Clare Chambers: Kleine Freuden, Aus dem Englischen von Karen Gerwig, Eisele Verlag, München 2021, 432 Seiten, €24,00, 978-3-96161-116-4

„Das Paradoxe war, dass Gretchens Sexualität es zwar wahrscheinlicher machte, dass sie vor Howard keine Beziehungen zu Männern gehabt hatte, aber durch ihre Unehrlichkeit in dieser Hinsicht wurde sie insgesamt zu einer weniger glaubhaften Zeugin.“

Wie ein Damoklesschwert schwebt über dieser ganzen Geschichte die Nachrichtenmeldung vom Zugunglück am 4.12.1957. Ein halbes Jahr vorher setzt die Handlung ein.

Die vierzigjährige Jean Swinney arbeitet als einzige Journalistin beim North Kent Echo. Sie ist natürlich für Haushaltstipps, eine Frauen – Kolumne und wöchentliche Gartenmeldungen, also alles, was Leserinnen so interessieren könnte, zuständig.
Mit ihrer Mutter, die ein „hoch entwickeltes Gefühl für Hilflosigkeit“ zelebriert, lebt sie wie eine Gefangene in einer kleinen Wohnung.

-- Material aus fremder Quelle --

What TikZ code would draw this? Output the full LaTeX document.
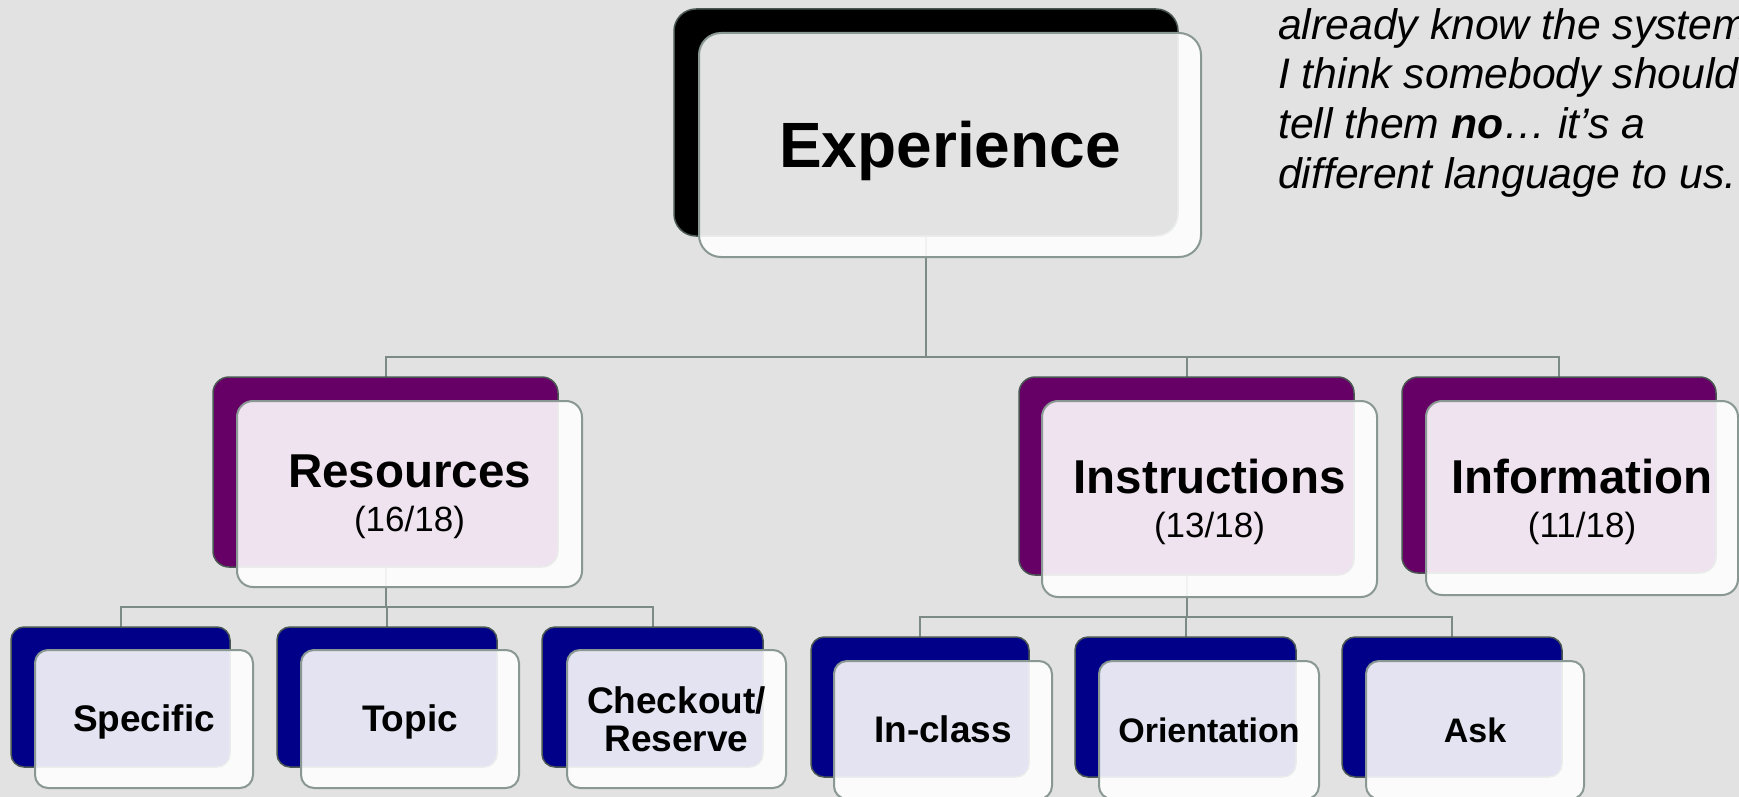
\documentclass[tikz,border=0pt]{standalone}
\usepackage{fontspec}
\setmainfont{Liberation Sans}
\definecolor{paper}{HTML}{E2E2E2}
\definecolor{wire}{HTML}{7D8B86}
\definecolor{rimfront}{HTML}{8A9893}
\definecolor{rimback}{HTML}{4A5753}
\definecolor{plum}{HTML}{660066}
\definecolor{deepblue}{HTML}{000088}
\pgfdeclarelayer{bgpaper}
\pgfdeclarelayer{wires}
\pgfsetlayers{bgpaper,wires,main}
\tikzset{
  backbox/.style={anchor=north west, draw=rimback, line width=1.5pt,
    inner sep=0pt, outer sep=0pt},
  frontbox/.style={anchor=north west, draw=rimfront, line width=2pt,
    fill=white, fill opacity=0.89, inner sep=0pt, outer sep=0pt},
  bigr/.style={rounded corners=22pt},
  midr/.style={rounded corners=16pt},
  leafr/.style={rounded corners=13pt},
  wireline/.style={draw=wire, line width=2pt},
  toptext/.style={anchor=base, inner sep=0pt, font=\fontsize{64}{64}\selectfont\bfseries},
  midtext/.style={anchor=center, inner sep=0pt, align=center,
    font=\fontsize{35}{44}\selectfont},
  leaftext/.style={anchor=base, inner sep=0pt, font=\fontsize{37}{38.3}\selectfont\bfseries},
  quoteline/.style={anchor=base west, inner sep=0pt, font=\fontsize{42.7}{49}\selectfont\itshape}
}
\newcommand{\midhead}[1]{{\fontsize{47.5}{44}\selectfont\bfseries #1}}
\begin{document}
\begin{tikzpicture}[x=1pt,y=-1pt]
\begin{pgfonlayer}{bgpaper}
  \fill[paper] (0,0) rectangle (1739,797);
\end{pgfonlayer}
\useasboundingbox (0,0) rectangle (1739,797);

% quotation, top right
\node[quoteline] (q1) at (1278,39.5) {already know the system};
\node[quoteline] (q2) at (1278,89) {I think somebody should};
\node[quoteline] (q3) at (1278,138.5) {tell them \textbf{no}… it’s a};
\node[quoteline] (q4) at (1278,188) {different language to us.};

% root
\node[backbox, bigr, fill=black, minimum width=504pt, minimum height=227pt] (expback) at (674,9) {};
\node[frontbox, bigr, minimum width=502pt, minimum height=224pt] (expfront) at (699,33) {};
\node[toptext, yshift=-22pt] (exptxt) at (expfront.center) {Experience};

% second level
\node[backbox, midr, fill=plum, minimum width=345pt, minimum height=190pt] (resback) at (213,377) {};
\node[frontbox, midr, minimum width=345pt, minimum height=186pt] (resfront) at (237,401) {};
\node[midtext, yshift=-3pt] (restxt) at (resfront.center) {\midhead{Resources}\\(16/18)};

\node[backbox, midr, fill=plum, minimum width=335pt, minimum height=198pt] (insback) at (1019,377) {};
\node[frontbox, midr, minimum width=335pt, minimum height=196pt] (insfront) at (1042,401) {};
\node[midtext, yshift=-3pt] (instxt) at (insfront.center) {\midhead{Instructions}\\(13/18)};

\node[backbox, midr, fill=plum, minimum width=314pt, minimum height=196pt] (infback) at (1402,377) {};
\node[frontbox, midr, minimum width=312pt, minimum height=194pt] (inffront) at (1426,401) {};
\node[midtext, yshift=-3.5pt] (inftxt) at (inffront.center) {\midhead{Information}\\(11/18)};

% leaves under Resources
\node[backbox, leafr, fill=deepblue, minimum width=219pt, minimum height=140pt] (speback) at (11,627) {};
\node[frontbox, leafr, minimum width=218pt, minimum height=138pt] (spefront) at (35,650) {};
\node[leaftext, yshift=-12.8pt] (spetxt) at (spefront.center) {Specific};

\node[backbox, leafr, fill=deepblue, minimum width=220pt, minimum height=140pt] (topback) at (277,627) {};
\node[frontbox, leafr, minimum width=218pt, minimum height=138pt] (topfront) at (301,650) {};
\node[leaftext, yshift=-12.8pt] (toptxt) at (topfront.center) {Topic};

\node[backbox, leafr, fill=deepblue, minimum width=221pt, minimum height=140pt] (chkback) at (542,627) {};
\node[frontbox, leafr, minimum width=219pt, minimum height=138pt] (chkfront) at (567,650) {};
\node[leaftext, anchor=center, align=center] (chktxt) at (chkfront.center) {Checkout/\\Reserve};

% leaves under Instructions
\node[backbox, leafr, fill=deepblue, minimum width=218pt, minimum height=140pt] (inclback) at (811,637) {};
\node[frontbox, leafr, minimum width=218pt, minimum height=138pt] (inclfront) at (834,661) {};
\node[leaftext, yshift=-12.8pt] (incltxt) at (inclfront.center) {In-class};

\node[backbox, leafr, fill=deepblue, minimum width=221pt, minimum height=140pt] (oriback) at (1075,637) {};
\node[frontbox, leafr, minimum width=220pt, minimum height=138pt] (orifront) at (1099,661) {};
\node[leaftext, yshift=-12pt, font=\fontsize{34}{38}\selectfont\bfseries] (oritxt) at (orifront.center) {Orientation};

\node[backbox, leafr, fill=deepblue, minimum width=220pt, minimum height=140pt] (askback) at (1342,637) {};
\node[frontbox, leafr, minimum width=218pt, minimum height=138pt] (askfront) at (1366,661) {};
\node[leaftext, yshift=-12pt, font=\fontsize{34}{38}\selectfont\bfseries] (asktxt) at (askfront.center) {Ask};

% connectors, kept behind the boxes
\begin{pgfonlayer}{wires}
  \path (expback.south) ++(0,121) coordinate (topbus);
  \path (resback.south) ++(0,40) coordinate (resbus);
  \path (insback.south) ++(0,42) coordinate (insbus);
  \draw[wireline] (expback.south) -- (topbus);
  \draw[wireline] (topbus) -| (resback.north);
  \draw[wireline] (topbus) -| (insback.north);
  \draw[wireline] (topbus) -| (infback.north);
  \draw[wireline] (resback.south) -- (resbus);
  \draw[wireline] (resbus) -| (speback.north);
  \draw[wireline] (resbus) -| (topback.north);
  \draw[wireline] (resbus) -| (chkback.north);
  \draw[wireline] (insback.south) -- (insbus);
  \draw[wireline] (insbus) -| (inclback.north);
  \draw[wireline] (insbus) -| (oriback.north);
  \draw[wireline] (insbus) -| (askback.north);
\end{pgfonlayer}
\end{tikzpicture}
\end{document}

Ihr Vater ist bei einem Autounfall ums Leben gekommen, nachdem er die Familie verlassen hatte. Die zudem noch misstrauische wie unsympathische Mutter, die keine Freundschaften pflegt, ist völlig mittellos. Zudem schämt sie sich dafür, verlassen worden zu sein und geht kaum aus dem Haus. Jeans Schwester Dorie hat vorsorglich das Weite gesucht und ist mit einem Kaffeebauern in Kenia verheiratet.
Als auf einen Artikel hin ein Brief einer Leserin die Aufmerksamkeit der Zeitung erregt, soll Jean die Recherche und das Schreiben über diesen wohl sehr ungewöhnlichen Fall übernehmen.
Eine gewisse Gretchen Tilbury behauptet, dass sie ihre Tochter Margaret bei einer sogenannten Jungfrauengeburt empfangen habe. Sie erklärt Jean auch äußerst glaubwürdig, dass sie vor der Schwangerschaft keinen Kontakt zu einem Mann haben konnten, denn sie musste wegen Gelenkrheumatismus 1946 nur unter Frauen im Krankenhaus St. Celia vier Wochen das Bett hüten. Die Heirat mit Howard Tilbury fand statt als das Baby sechs Monate alt war. Jean ist von Gretchen, die als Schneiderin arbeitet, ziemlich fasziniert. Sie mag ihr aufgewecktes Mädchen und auch zu Howard, der als Goldschmied arbeitet, baut Jean im Laufe der Zeit einen guten Kontakt auf. Gretchen und Kind sollen sich auf Kosten der Zeitung einigen Tests im Charing Cross Hospital unterziehen. Ziemlich schnell wird klar, dass Gretchen und Howard eher eine Vernunftehe eingegangen sind, obwohl Howard seine Frau wohl mehr liebt als sie ihn. Es scheint so, als hätte Gretchen, auf deren Gesicht sich oft Melancholie und Trostlosigkeit spiegeln, alles für Margaret getan. Auch wenn Jean den Tilburys allzu nah kommt, bleiben Zweifel. Sie spricht mit einer der Schwestern aus St. Cecilia und erhält so die Kontakte zu den Frauen, die damals mit Gretchen das Zimmer teilten. Als Jean dann die recht unkonventionell als Künstlerin lebende Martha kennenlernt, ahnt sie nicht, dass sie indirekt den Kontakt zwischen Gretchen und Martha wiederherstellt. In dieser Zeit kommen sich Jean und Howard, die ihm sogar von ihrem einstigen Schwangerschaftsabbruch erzählt, sehr nah.
Gretchen jedenfalls entschließt sich dazu, aus ihrer Ehe auszubrechen und mit Martha zusammenzuziehen. Doch auch dies verläuft ziemlich unglücklich, denn Margaret und Martha mögen sich nicht. Und dann stellt sich auch noch heraus, dass Gretchens naive Behauptung von der Jungfrauengeburt nicht nachzuweisen ist.

Clare Chambers Geschichte erinnert zu Beginn an Heinrich von Kleists beeindruckende Novelle „Die Marquise von O“ und somit bleibt nicht offen, ob es eine Jungfrauengeburt gibt oder nicht.
Clare Chambers hat ein fabelhaftes Gespür für den Wandel von Gefühlen, ihr Roman ist vielschichtig und die Figuren sind pointiert. Die Autorin erzählt in immer neuen Wendungen vom Leben der Frauen in England am Ende der 1950er Jahre, den gesellschaftlichen Normen und Zwängen, denen sie sich unterzuordnen hatten, aber auch ihrem Glücksanspruch. Die Engelsstimmen, die Margaret angeblich hört, weisen auf ihre Geburt hin, denn mitnichten existierte eine Empfängnis ohne männliche Beteiligung.